CHARLESTON, W.V. — Less than a year after separating from the Army as a first lieutenant, Daniel Cummings has found himself sleeping on the streets of West Virginia under a blanket that’s printed in the design of a DD-214 active duty release form to keep him warm at night.
Cummings was a commissioned officer in the U.S. Army until September 2019, when he decided to apply for a release from active duty.
“I was fed up with everyone and everything that the Army had to offer and made the rash decision to just get out,” said Cummings. “When I went to college and started ROTC, I was sure the Army was going to be my life, but within a year I hated everyone.”
“Then I became sure life on the outside would be better,” Cummings said.
Homelessness for veterans has skyrocketed since the beginning of the wars in Iraq and Afghanistan with soldiers who were either involuntarily forced out, or decided to leave the military without planning for the future.

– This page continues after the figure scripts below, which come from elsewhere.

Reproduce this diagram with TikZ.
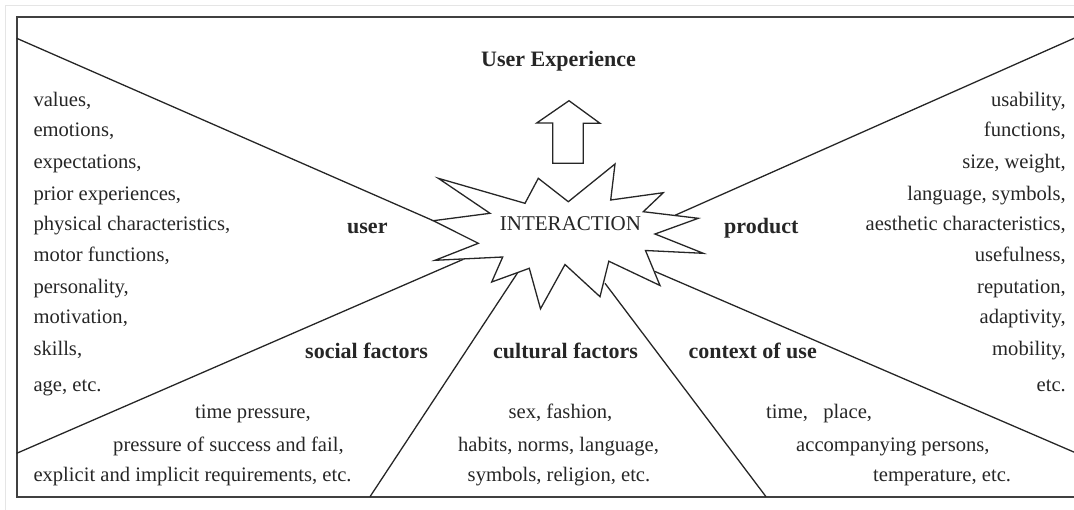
\documentclass[tikz,border=0pt]{standalone}
\usepackage{fontspec}
\setmainfont{Liberation Serif}
\begin{document}
\begin{tikzpicture}[x=1pt,y=-1pt,
  txt/.style={inner sep=0pt, font=\fontsize{20.6}{24}\selectfont, text=black!85},
  lbl/.style={inner sep=0pt, font=\fontsize{22}{26}\selectfont\bfseries, text=black!85},
  ln/.style={line width=1.3pt, draw=black!85, line join=miter}]
\useasboundingbox (0,0) rectangle (1074,509);
\clip (0,0) rectangle (1074,509);
% screenshot border and frame
\draw[black!10, line width=1pt] (5,520) -- (5,5) -- (1090,5);
\draw[black!75, line width=1.6pt] (16.7,16.7) rectangle (1100,496.7);
% connector end points
\coordinate (uL) at (16.7,38.3);
\coordinate (uR) at (433.3,220.7);
\coordinate (pL) at (675,215.3);
\coordinate (pR) at (1090,31.2);
\coordinate (sL) at (16.7,453.3);
\coordinate (sR) at (463.3,259.3);
\coordinate (cLb) at (370,496.7);
\coordinate (cLt) at (518.3,271.7);
\coordinate (cRt) at (605,283.3);
\coordinate (cRb) at (766,496.7);
\coordinate (xL) at (655,271.5);
\coordinate (xR) at (1090,459);
\draw[ln] (uL) -- (uR);
\draw[ln] (pL) -- (pR);
\draw[ln] (sL) -- (sR);
\draw[ln] (cLb) -- (cLt);
\draw[ln] (cRt) -- (cRb);
\draw[ln] (xL) -- (xR);
% starburst
\draw[ln, fill=white] (438.3,178.3) -- (525,203.3) -- (538.3,178.3) -- (568.3,201.7) -- (615,164) -- (610.7,200) -- (663.3,192.7) -- (643.3,211.7) -- (698.3,218.3) -- (655,234) -- (703.3,253.3) -- (645.5,250.5) -- (660,285.5) -- (608.8,261.2) -- (600,296.7) -- (565,264.5) -- (540.5,308.8) -- (529.3,268.3) -- (491.7,282) -- (502.7,257) -- (435,260.3) -- (478.3,243.3) -- (433.3,220.7) -- (490,213.3) -- cycle;
\node[txt, anchor=base, font=\fontsize{21}{24}\selectfont] (inter) at (570.5,230) {INTERACTION};
% arrow
\draw[ln] (569,100.7) -- (600,123.3) -- (583.3,123.3) -- (583.3,163.3) -- (552.7,163.3) -- (552.7,123) -- (536.7,123) -- cycle;
% labels
\node[lbl, anchor=base] (ux) at (558.5,66.7) {User Experience};
\node[lbl, anchor=base west] (user) at (347,233) {user};
\node[lbl, anchor=base west] (prod) at (724,233) {product};
\node[lbl, anchor=base west] (soc) at (305,358) {social factors};
\node[lbl, anchor=base west] (cul) at (493,358) {cultural factors};
\node[lbl, anchor=base east] (ctx) at (817,358) {context of use};
% left list
\node[txt, anchor=base west] (l1) at (33.3,106.7) {values,};
\node[txt, anchor=base west] (l2) at (33.3,136.7) {emotions,};
\node[txt, anchor=base west] (l3) at (33.3,168.3) {expectations,};
\node[txt, anchor=base west] (l4) at (33.3,200) {prior experiences,};
\node[txt, anchor=base west] (l5) at (33.3,230) {physical characteristics,};
\node[txt, anchor=base west] (l6) at (33.3,261.7) {motor functions,};
\node[txt, anchor=base west] (l7) at (33.3,293) {personality,};
\node[txt, anchor=base west] (l8) at (33.3,323) {motivation,};
\node[txt, anchor=base west] (l9) at (33.3,355) {skills,};
\node[txt, anchor=base west] (l10) at (33.3,391.7) {age, etc.};
% right list
\node[txt, anchor=base east] (r1) at (1066,106.7) {usability,};
\node[txt, anchor=base east] (r2) at (1066,136.7) {functions,};
\node[txt, anchor=base east] (r3) at (1066,168.3) {size, weight,};
\node[txt, anchor=base east] (r4) at (1066,200) {language, symbols,};
\node[txt, anchor=base east] (r5) at (1066,230) {aesthetic characteristics,};
\node[txt, anchor=base east] (r6) at (1066,261.7) {usefulness,};
\node[txt, anchor=base east] (r7) at (1066,293) {reputation,};
\node[txt, anchor=base east] (r8) at (1066,323) {adaptivity,};
\node[txt, anchor=base east] (r9) at (1066,355) {mobility,};
\node[txt, anchor=base east] (r10) at (1066,391.7) {etc.};
% social
\node[txt, anchor=base west] (s1) at (195,418) {time pressure,};
\node[txt, anchor=base west] (s2) at (113,451.7) {pressure of success and fail,};
\node[txt, anchor=base west] (s3) at (33.3,481.7) {explicit and implicit requirements, etc.};
% cultural
\node[txt, anchor=base] (c1) at (560.5,418) {sex, fashion,};
\node[txt, anchor=base] (c2) at (558.5,451.7) {habits, norms, language,};
\node[txt, anchor=base] (c3) at (559,481.7) {symbols, religion, etc.};
% context
\node[txt, anchor=base west] (x1) at (766,418) {time,\ \ \ place,};
\node[txt, anchor=base west] (x2) at (796,451.7) {accompanying persons,};
\node[txt, anchor=base west] (x3) at (873,481.7) {temperature, etc.};
\end{tikzpicture}
\end{document}
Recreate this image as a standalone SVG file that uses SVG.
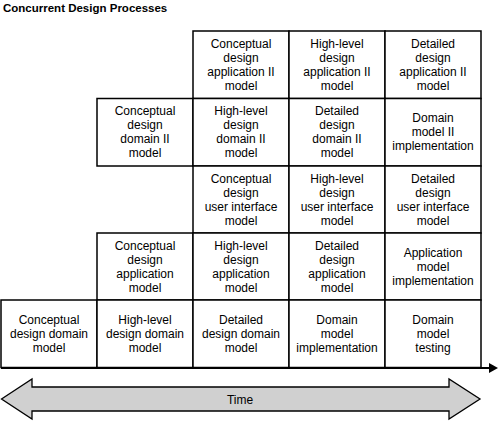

“It breaks my heart when I go home to West Virginia and see all the homeless vets sleeping on the streets” said retired Gen. Joshua Moore.
“They come up to my truck all the time, but I usually just turn up my radio while listening to ‘Take Me Home Country Roads’ and try to ignore them,” he added. “I mean, it’s not my fault they’re homeless, maybe they should’ve listened to the career counselor when they had a chance. I just wish they’d stop trying to clean my windshield for money.”
“Aren’t there programs to help get these guys jobs or something?”
Soldiers often spend their time in the Army talking about their disdain for the military while prophesying about their plans once they’re a civilian.
“I knew I was going to be accepted into a high level government service job,” said Cummings. “The day I got out I saw this awesome blanket on Facebook that looks like my DD-214, and it was only a hundred bucks. Really could use that hundred dollars right about now.”
On a regular basis, veterans will talk about how they miss a lot of aspects of the military, but don’t regret their decision to transition to the civilian world.
“Sure I miss the camaraderie and brotherhood, but if I had to choose between this park bench and blanket or have to deal with another motor pool Monday, then I’ll take sleeping with the raccoons every time,” said Cummings. “Although it would be nice if some people pissed at the president just sort of helped me, you know?”
Transition services across the Army are constantly trying to improve the “Soldier for life” program which is intended to set soldiers up for success after they leave the military.
“Don’t believe the hype when people tell you there’s tons of contracting agencies waiting to hire you,” Cummings said. “I applied for them all, and the only thing I lined up was an interview at the local Chik-Fil-A.”
“Hopefully they’ll let me take some leftovers home after work,” Cummings said.